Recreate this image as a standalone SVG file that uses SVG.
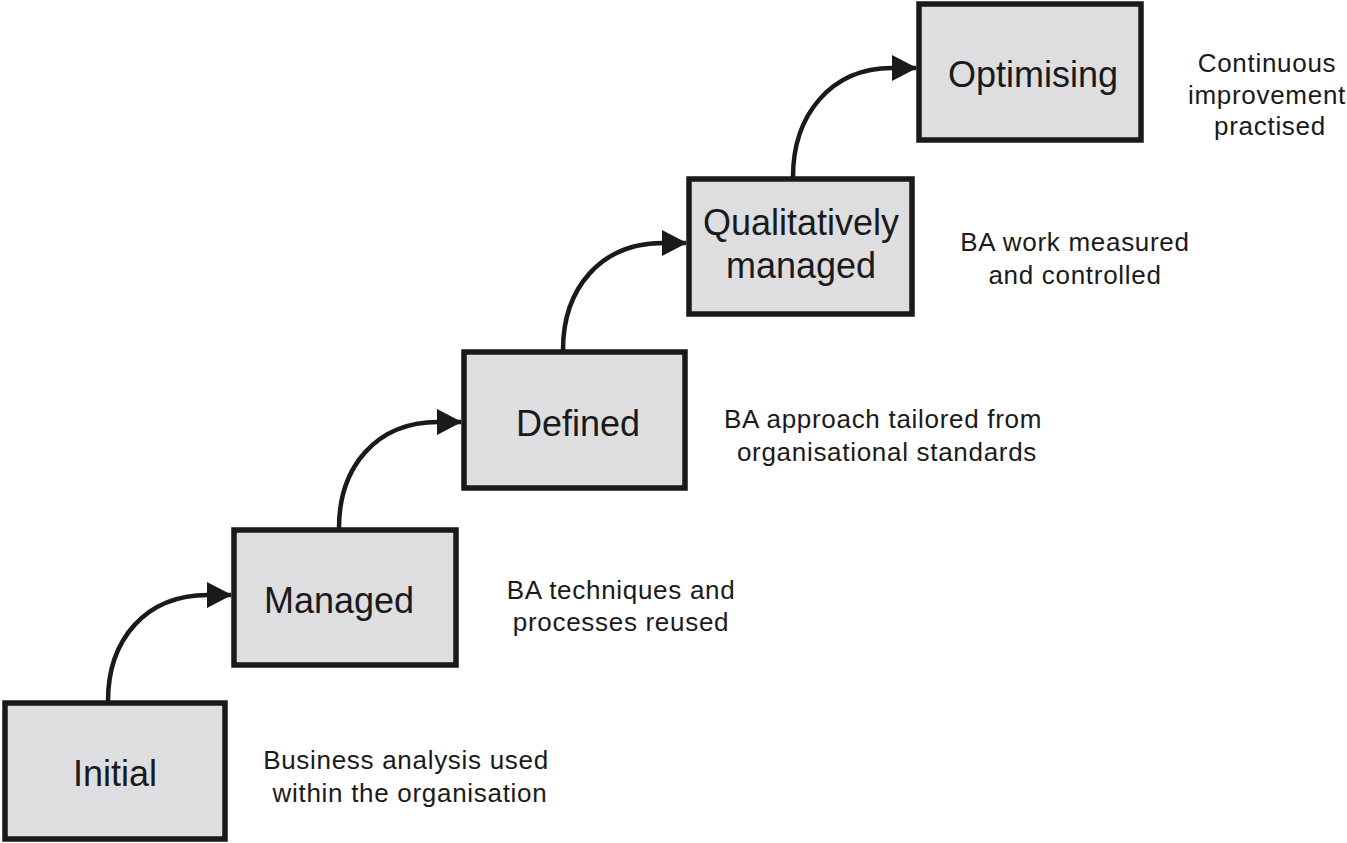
<svg xmlns="http://www.w3.org/2000/svg" width="1347" height="843" viewBox="0 0 1347 843">
<style>
.box{fill:#dedee0;stroke:#1a1a1a;stroke-width:5.5}
.lbl{font-family:"Liberation Sans",Arial,sans-serif;font-size:36px;fill:#1a1a1a;text-anchor:middle}
.note{font-family:"Liberation Sans",Arial,sans-serif;font-size:26px;letter-spacing:0.7px;fill:#1a1a1a;text-anchor:middle}
.conn{fill:none;stroke:#1a1a1a;stroke-width:4.5}
</style>
<defs>
<marker id="ah" markerUnits="userSpaceOnUse" markerWidth="26" markerHeight="28" refX="24" refY="13" orient="auto">
<path d="M0,0 L25,13 L0,26 Z" fill="#1a1a1a"/>
</marker>
</defs>
<rect width="1347" height="843" fill="#ffffff"/>
<g id="connectors">
<path class="conn" marker-end="url(#ah)" d="M108,701 C108,640 145,595 208,595 L231,595"/>
<path class="conn" marker-end="url(#ah)" d="M339,528 C339,467 376,422 438,422 L461,422"/>
<path class="conn" marker-end="url(#ah)" d="M563,350 C563,289 600,243 663,243 L686,243"/>
<path class="conn" marker-end="url(#ah)" d="M793,177 C793,116 830,68 892,68 L916,68"/>
</g>
<g id="node-initial">
<rect class="box" x="5" y="703" width="220" height="136"/>
<text class="lbl" x="115" y="786">Initial</text>
</g>
<g id="node-managed">
<rect class="box" x="234" y="530" width="222" height="135"/>
<text class="lbl" x="339" y="613">Managed</text>
</g>
<g id="node-defined">
<rect class="box" x="464" y="352" width="221" height="136"/>
<text class="lbl" x="578" y="436">Defined</text>
</g>
<g id="node-qualitatively">
<rect class="box" x="689" y="179" width="223" height="135"/>
<text class="lbl" x="801" y="235">Qualitatively</text>
<text class="lbl" x="801" y="278">managed</text>
</g>
<g id="node-optimising">
<rect class="box" x="919" y="4" width="222" height="136"/>
<text class="lbl" x="1033" y="87">Optimising</text>
</g>
<g id="notes">
<text class="note" x="406" y="769">Business analysis used</text>
<text class="note" x="410" y="802">within the organisation</text>
<text class="note" x="621" y="599">BA techniques and</text>
<text class="note" x="621" y="631">processes reused</text>
<text class="note" x="883" y="428">BA approach tailored from</text>
<text class="note" x="887" y="461">organisational standards</text>
<text class="note" x="1075" y="251">BA work measured</text>
<text class="note" x="1075" y="284">and controlled</text>
<text class="note" x="1267" y="72">Continuous</text>
<text class="note" x="1267" y="104">improvement</text>
<text class="note" x="1270" y="135">practised</text>
</g>
</svg>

[Work to be completed] Repeat the material above word for word and skip every image in it.

[Complete output]
Recreate this image as a standalone SVG file that uses SVG.
<svg xmlns="http://www.w3.org/2000/svg" width="1347" height="843" viewBox="0 0 1347 843">
<style>
.box{fill:#dedee0;stroke:#1a1a1a;stroke-width:5.5}
.lbl{font-family:"Liberation Sans",Arial,sans-serif;font-size:36px;fill:#1a1a1a;text-anchor:middle}
.note{font-family:"Liberation Sans",Arial,sans-serif;font-size:26px;letter-spacing:0.7px;fill:#1a1a1a;text-anchor:middle}
.conn{fill:none;stroke:#1a1a1a;stroke-width:4.5}
</style>
<defs>
<marker id="ah" markerUnits="userSpaceOnUse" markerWidth="26" markerHeight="28" refX="24" refY="13" orient="auto">
<path d="M0,0 L25,13 L0,26 Z" fill="#1a1a1a"/>
</marker>
</defs>
<rect width="1347" height="843" fill="#ffffff"/>
<g id="connectors">
<path class="conn" marker-end="url(#ah)" d="M108,701 C108,640 145,595 208,595 L231,595"/>
<path class="conn" marker-end="url(#ah)" d="M339,528 C339,467 376,422 438,422 L461,422"/>
<path class="conn" marker-end="url(#ah)" d="M563,350 C563,289 600,243 663,243 L686,243"/>
<path class="conn" marker-end="url(#ah)" d="M793,177 C793,116 830,68 892,68 L916,68"/>
</g>
<g id="node-initial">
<rect class="box" x="5" y="703" width="220" height="136"/>
<text class="lbl" x="115" y="786">Initial</text>
</g>
<g id="node-managed">
<rect class="box" x="234" y="530" width="222" height="135"/>
<text class="lbl" x="339" y="613">Managed</text>
</g>
<g id="node-defined">
<rect class="box" x="464" y="352" width="221" height="136"/>
<text class="lbl" x="578" y="436">Defined</text>
</g>
<g id="node-qualitatively">
<rect class="box" x="689" y="179" width="223" height="135"/>
<text class="lbl" x="801" y="235">Qualitatively</text>
<text class="lbl" x="801" y="278">managed</text>
</g>
<g id="node-optimising">
<rect class="box" x="919" y="4" width="222" height="136"/>
<text class="lbl" x="1033" y="87">Optimising</text>
</g>
<g id="notes">
<text class="note" x="406" y="769">Business analysis used</text>
<text class="note" x="410" y="802">within the organisation</text>
<text class="note" x="621" y="599">BA techniques and</text>
<text class="note" x="621" y="631">processes reused</text>
<text class="note" x="883" y="428">BA approach tailored from</text>
<text class="note" x="887" y="461">organisational standards</text>
<text class="note" x="1075" y="251">BA work measured</text>
<text class="note" x="1075" y="284">and controlled</text>
<text class="note" x="1267" y="72">Continuous</text>
<text class="note" x="1267" y="104">improvement</text>
<text class="note" x="1270" y="135">practised</text>
</g>
</svg>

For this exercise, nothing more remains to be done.